- Padeh-ye Musa Khan
- Coordinates: 35°29′01″N 61°08′34″E﻿ / ﻿35.48361°N 61.14278°E
- Country: Iran
- Province: Razavi Khorasan
- County: Salehabad
- District: Jannatabad
- Rural District: Ostay

Population (2016)
- • Total: 272
- Time zone: UTC+3:30 (IRST)

= Padeh-ye Musa Khan =

Village in Razavi Khorasan province, Iran

Padeh-ye Musa Khan (پده موسي خان) (Note: Also romanized as Padeh-ye Mūsá Khān; also known as Kārīzcheh (كاريزچه) and Padeh-ye Ḩoseyn Kūr (پده حسين كور)) is a village in Ostay Rural District of Jannatabad District in Salehabad County, Razavi Khorasan province, Iran.

==Demographics==
===Population===
At the time of the 2006 National Census, the village's population was 359 in 76 households, when it was in Jannatabad Rural District of the former Salehabad District in Torbat-e Jam County.

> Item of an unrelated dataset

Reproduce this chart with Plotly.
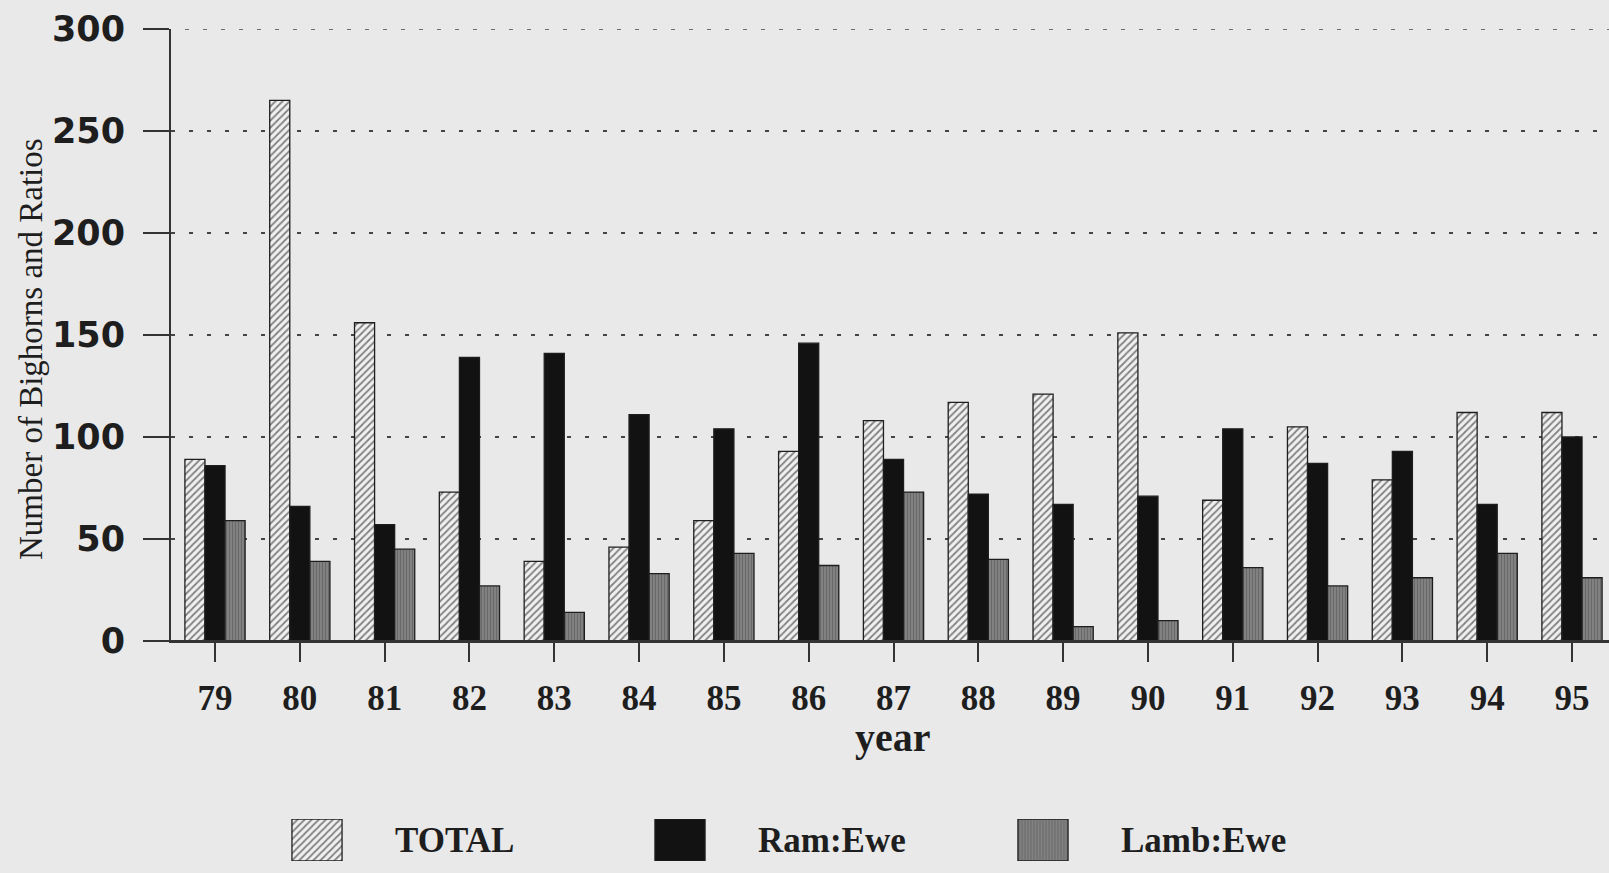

The following census in 2011 counted 347 people in 84 households. The 2016 census measured the population of the village as 272 people in 66 households.

In 2018, the district was separated from the county in the establishment of Salehabad County. The rural district was transferred to the new Jannatabad District, and Padeh-ye Musa Khan was transferred to Ostay Rural District created in the same district.